Tuesday, May 8, 2012

PSALM 40 - Red Oak and More

Happy is the person who trusts the Lord, who doesn't turn to those who are proud or to those who worship false gods.

Lord, my God, You have done many miracles.  Your plans for us are many.  If I tried to tell them all, there would be too many to count.  (vs. 4-5)

"I know what I am planning for you,"  says the Lord.  "I have good plans for you, not plans to hurt you.  I will give you hope and a good future.  Then you will call My name.  You will come to Me and pray to Me,  and I will listen to you.  You will search for Me.  And when you search for Me with all your heart,  you will find Me!  I will let you find Me."  God  (Jeremiah 9)

If  you have lived long enough as a Christian, you know the difference between trusting in Him and in looking elsewhere for help.  You have seen the Lord do miracles that only He could have done, and usually they are accomplished in a counterintuitive way you could not have imagined.  Learning to trust the Lord is like learning to walk.  One step at a time.  Do you remember how lovingly the Lord answered your prayers when you were a baby Christian?  When everything was new and you were learning your way in your relationship with Him?  I do.

I call this the A-B-C's. ( Because I am so clever.)  God allows a situation, A, in our lives.  It requires either trust or another option of our own choosing.  Like all faith does.  An early A for me was my first teaching job.  My student teaching experience was so successful that I had as my references for a job in the same district the superintendent of schools and the media director.  I did not even apply elsewhere because I knew the job was a shoe-in.  Not so much.  The assistant superintendent of schools was the one doing the hiring, and he had a beef with the teacher who was my mentor.  I was a no-hire.  The superintendent told me this with tears in his eyes.  I went home and fell apart.  Got a job as a secretary and prayed with Bill about what to do next.  Trust.  That there was a job out there for me.  Met a young woman at the office who lived in small town called Red Oak, a suburb of Dallas.  They needed a teacher.  I needed to teach.  And God had so much more for me there than I could have imagined.  An entire high school full of kids who needed Jesus and a new best friend who needed Him, too.  Jesus was not much interested in my innate ability to transfer Shakespeare.  He was thinking bigger.  Plan A.  My God was bigger.

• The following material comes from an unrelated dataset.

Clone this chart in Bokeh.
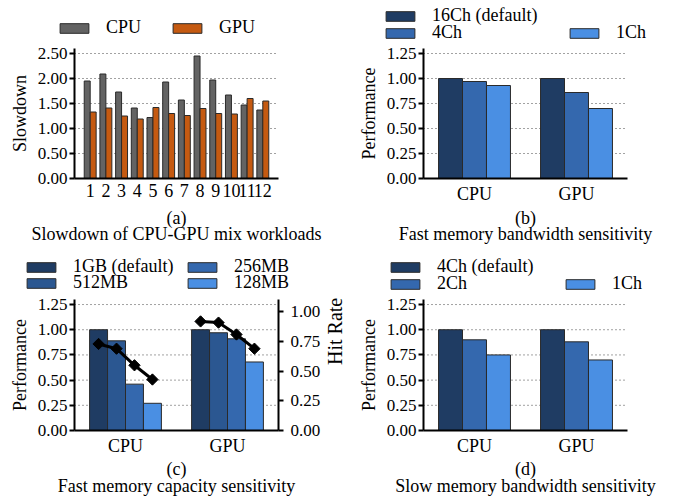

Plan B.  It is somewhat easier to trust because Plan A went so well.  But it is tougher.  My mother has cancer.  In her colon.  It is not healed.  I don't understand.  Trust.

Plan C.  My father is arrested in a park while molesting a child.  I blow Plan C.  That is when I understand we should not turn to those who are proud or to those who become false idols. 

Back to Plan B.  Mother goes home.  She could not have lived in the mess Plan C created.  I see her face from heaven glowing and awash with peace.  It is a good plan for her, though I would have had her near me longer.

Plan C.  I am wiser.  The miracle God works in me is mercy.  Greater grace than I could have ever imagined.  Love that rescues and conquers.  An understanding of why people do what they do in their pain.  A heart that cannot judge because it "gets it." 

These may seem like downers to others.  But in the scheme of things this is how our lives go.  Will we be "steadfast, immovable" when we are given opportunities to trust Him?  First in the small things, then in the challenges in life that would bring us to our end without Him.  Sometimes circumstances make it necessary to "search for Him" in them.  Where is God in this?  Seek with all your heart for His purposes and will in the hard places.  He will let you find Him.